Un Livre Que J'ai Lu (77) : La Religion de M.Pleur Et Autres Nouvelles (Léon Bloy)
M.Pleur est en apparence cet autre Ebenezer Scrooge de Charles Dickens, qui autant avare que paranoïaque offrait aux mondains une image de lui des plus vilaines. Il avait cultivé au dépend des autres, une vertu que personne ne put observer, seul le narrateur comprit qu'il avait cultivé le suprême honneur d'être incompris (p18). Aussi ce M.Pleur s'évertuait de paraître mauvais et vil afin que personne ne puisse l'anoblir et l'enorgueillir. Il n'eut donc, pour le plaisir de la conversation, aucune difficulté à amalgamer l'argent à Dieu. Mais ce troublant aveu possédait cette puissance suggestive d'une prosopopée bien calibrée qui tient d'avantage du sarcasme. Le lecteur pourra savourer avec quelle prose l'auteur nous enivre de cette ambiguïté dont la chute ravira les baudelairiens comme les aurevillyens. À ce jeu Léon Bloy, caustique comme il le faut, fait du mauvais larron un bon larron.

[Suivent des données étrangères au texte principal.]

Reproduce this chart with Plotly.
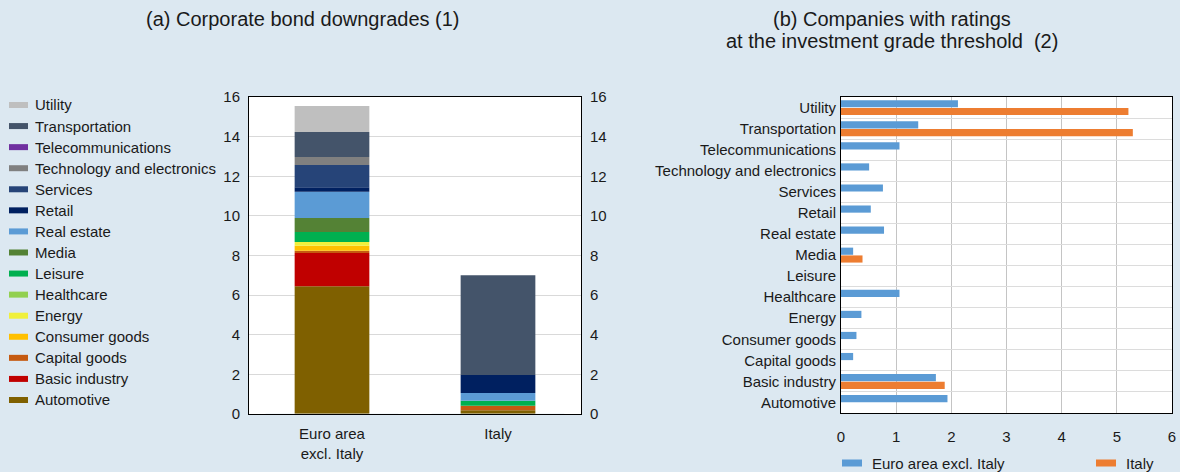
import plotly.graph_objects as go

# ---------------- data ----------------
sectors = ["Automotive", "Basic industry", "Capital goods", "Consumer goods", "Energy",
           "Healthcare", "Leisure", "Media", "Real estate", "Retail", "Services",
           "Technology and electronics", "Telecommunications", "Transportation", "Utility"]
sector_colors = ["#7F6000", "#C00000", "#C55A11", "#FFC000", "#F0F03C",
                 "#92D050", "#00B050", "#548235", "#5B9BD5", "#002060", "#264478",
                 "#808080", "#7030A0", "#44546A", "#BFBFBF"]

# panel (a): corporate bond downgrades
areas_a = ["Euro area<br>excl. Italy", "Italy"]
downgrades_euro = [6.45, 1.67, 0.12, 0.25, 0.19, 0.0, 0.50, 0.71, 1.33, 0.22, 1.13, 0.40, 0.0, 1.26, 1.31]
downgrades_italy = [0.19, 0.0, 0.23, 0.0, 0.0, 0.0, 0.25, 0.0, 0.39, 0.91, 0.0, 0.0, 0.0, 5.03, 0.0]

# panel (b): companies at the investment grade threshold
threshold_euro = [1.93, 1.72, 0.22, 0.28, 0.37, 1.06, 0.0, 0.22, 0.78, 0.54, 0.76, 0.51, 1.06, 1.40, 2.12]
threshold_italy = [0.0, 1.88, 0.0, 0.0, 0.0, 0.0, 0.0, 0.39, 0.0, 0.0, 0.0, 0.0, 0.0, 5.29, 5.21]
series_b = ["Euro area excl. Italy", "Italy"]
series_b_colors = ["#5B9BD5", "#ED7D31"]

left_ticks = [0, 2, 4, 6, 8, 10, 12, 14, 16]
right_ticks = [0, 1, 2, 3, 4, 5, 6]

# ---------------- figure ----------------
W, H = 1180, 472
BG = "#DCE8F1"
FONT = "Liberation Sans, Arial, sans-serif"
TXT = "#1A1A1A"
FS = 15

def px(x):
    return x / W

def py(y):
    return 1 - y / H

fig = go.Figure()

# stacked bars of panel (a): cumulative base computed from the data
base_e, base_i = 0.0, 0.0
for i, s in enumerate(sectors):
    fig.add_trace(go.Bar(
        x=areas_a, y=[downgrades_euro[i], downgrades_italy[i]], base=[base_e, base_i], name=s,
        marker=dict(color=sector_colors[i], line=dict(width=0)),
        xaxis="x", yaxis="y", width=0.45, showlegend=False,
    ))
    base_e += downgrades_euro[i]
    base_i += downgrades_italy[i]

offsets_b = [-0.35, 0.02]
for j, (name, vals) in enumerate([(series_b[0], threshold_euro), (series_b[1], threshold_italy)]):
    fig.add_trace(go.Bar(
        y=sectors, x=vals, orientation="h", name=name,
        marker=dict(color=series_b_colors[j], line=dict(width=0)),
        width=0.34, offset=offsets_b[j],
        xaxis="x3", yaxis="y3", showlegend=False,
    ))

# invisible trace so the right-hand axis of panel (a) renders
fig.add_trace(go.Bar(x=areas_a, y=[0, 0], xaxis="x", yaxis="y2", showlegend=False,
                     hoverinfo="skip", marker=dict(color="rgba(0,0,0,0)")))

axis_common = dict(showline=True, linecolor="#000000", linewidth=1, mirror=True,
                   tickfont=dict(size=FS, color=TXT, family=FONT), ticks="")

fig.update_layout(
    width=W, height=H,
    paper_bgcolor=BG, plot_bgcolor="#FFFFFF",
    margin=dict(l=0, r=0, t=0, b=0, autoexpand=False),
    font=dict(family=FONT, size=FS, color=TXT),
    barmode="overlay",
    showlegend=False,
    xaxis=dict(domain=[px(249), px(581)], anchor="y", showgrid=False,
               ticklabelstandoff=6, **axis_common),
    yaxis=dict(domain=[py(414), py(97)], anchor="x", range=[0, 16],
               tickvals=left_ticks, showgrid=True, gridcolor="#D9D9D9", gridwidth=1,
               zeroline=False, ticklabelstandoff=5, **axis_common),
    yaxis2=dict(overlaying="y", side="right", anchor="x", range=[0, 16],
                tickvals=left_ticks, showgrid=False, zeroline=False,
                ticklabelstandoff=8,
                tickfont=dict(size=FS, color=TXT, family=FONT), ticks="", showline=False),
    xaxis3=dict(domain=[px(841), px(1172)], anchor="y3", range=[0, 6],
                tickvals=right_ticks, showgrid=True, gridcolor="#C4C4C4", gridwidth=1,
                zeroline=False, ticklabelstandoff=10, **axis_common),
    yaxis3=dict(domain=[py(413), py(97)], anchor="x3", type="category",
                categoryorder="array", categoryarray=sectors[::-1],
                autorange="reversed", tickson="boundaries",
                showgrid=True, gridcolor="#DCDCDC", gridwidth=1,
                ticklabelstandoff=1, **axis_common),
)

# ---- legend of panel (a): drawn as marker rectangles + text
legend_top, legend_step = 105, 21.07
for k, idx in enumerate(range(len(sectors) - 1, -1, -1)):
    yc = legend_top + k * legend_step
    fig.add_shape(type="rect", xref="paper", yref="paper",
                  x0=px(9), x1=px(28), y0=py(yc + 3), y1=py(yc - 3),
                  fillcolor=sector_colors[idx], line=dict(width=0))
    fig.add_annotation(text=sectors[idx], x=px(33), y=py(yc), xref="paper", yref="paper",
                       xanchor="left", yanchor="middle", showarrow=False,
                       font=dict(size=FS, color=TXT, family=FONT))

# ---- legend of panel (b)
leg_b_x = [842, 1096]
leg_b_y = 463
for j, name in enumerate(series_b):
    fig.add_shape(type="rect", xref="paper", yref="paper",
                  x0=px(leg_b_x[j]), x1=px(leg_b_x[j] + 20),
                  y0=py(leg_b_y + 3.5), y1=py(leg_b_y - 3.5),
                  fillcolor=series_b_colors[j], line=dict(width=0))
    fig.add_annotation(text=name, x=px(leg_b_x[j] + 28), y=py(leg_b_y), xref="paper", yref="paper",
                       xanchor="left", yanchor="middle", showarrow=False,
                       font=dict(size=FS, color=TXT, family=FONT))

# ---- panel titles
fig.add_annotation(text="(a) Corporate bond downgrades (1)", x=px(303), y=py(19),
                   xref="paper", yref="paper", xanchor="center", yanchor="middle",
                   showarrow=False, font=dict(size=20, color=TXT, family=FONT))
for line, yline in [("(b) Companies with ratings", 19), ("at the investment grade threshold  (2)", 41)]:
    fig.add_annotation(text=line, x=px(892), y=py(yline),
                       xref="paper", yref="paper", xanchor="center", yanchor="middle",
                       showarrow=False, font=dict(size=20, color=TXT, family=FONT))

fig.write_html("out.html", config={"displayModeBar": False},
               post_script="document.body.style.margin='0';")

Léon Bloy sait révéler l'ordure humanité, dans une martyre, la seconde nouvelle, il fait d'une mère une garce de belle-mère dont la malignité a cette même face cruelle qu'arborent les gargouilles rencognées sur leur perchoir de pierre. Cette madame Durable qui a lapidé moralement le ménage de sa fille a certainement fait de son âme une sombre demeure où sévissent encore pugnacement quelques ignominieuses rancunes. Elle n'en fut pas moins l'inverse de notre cher M.Pleur et toute aussi perverse que la marquise de Merteuil dont la sournoiserie est légendaire.
Dans la troisième nouvelle, les captifs de Longjumeau, la manigance du diable est ici directement à l'œuvre. Ainsi un couple bienheureux en amour et dont le ciel avait certainement ordonné qu'il en soit ainsi se voit devenir le jouet de ce satané diable. Léon Bloy conte avec une prose bien ficelée ce qu'il advint de ces charmants amoureux. Bien qu'ils tentèrent à maintes reprises de partir de Longjumeau pour y parcourir le monde afin d’y satisfaire leur soif d'aventures et d'exploration, le diable fit en sorte que jamais ils ne puissent quitter ce petit coin de France. La fin fut toute aussi tragique que celles des deux tourtereaux de Shakespeare. Ne cherchez donc pas dans cette histoire une morale heureuse, Léon Bloy a tout simplement choisi le nom de Longjumeau pour ironiser plus longuement sur la prédestination de ces deux êtres-là.
Dans la dernière nouvelle, Léon Bloy sociologise la femme à travers le portrait de deux d'entre-elles. L'une se prénomme Cléopâtre comme cette reine qui prend amant comme on prend royaume et l'autre se prénomme Pénélope comme l'épouse du fameux Ulysse et qui infatigablement attendit le retour de son voyageur d'époux. La loi des sexes fit que les deux mégères devinrent presque aussi illustres que leur patronne dont le besoin d'homme devint aussi primordial que la respiration, "Physiquement, nous dit alors Léon Bloy, toujours aussi caustique avec la gente féminine, une femme sans mari ne respire que par en haut."
Ces nouvelles forment en quelque sorte une ébauche admirable de l'œuvre de Léon Bloy. La prestance du style et le modelé de la prose ajoutent à la qualité narrative une proportion savante que le lecteur pourra savourer s'il est adorateur baudelairien. Il est vrai que l'auteur marial qui fit de l'aigle Bonaparte un sceau divin et qui mourut l'année des apparitions de la Vierge à Fatima, n'y est pas pour rien dans la résurgence d'un catholicisme intellectuel français. Huysmans, Claudel, Péguy, Bernanos et bien entendu Barbey d'Aurevilly ont sérieusement reincrémenté le spirituel catholique dans la pensée et la littérature française. Léon Bloy en apôtre aurevillyen réveille une prose déjà descendu aux enfers et qui maintes fois perdu a ressurgit comme une vieille langue aux accents secrets que Baudelaire a achevée avec ses fleurs du Mal.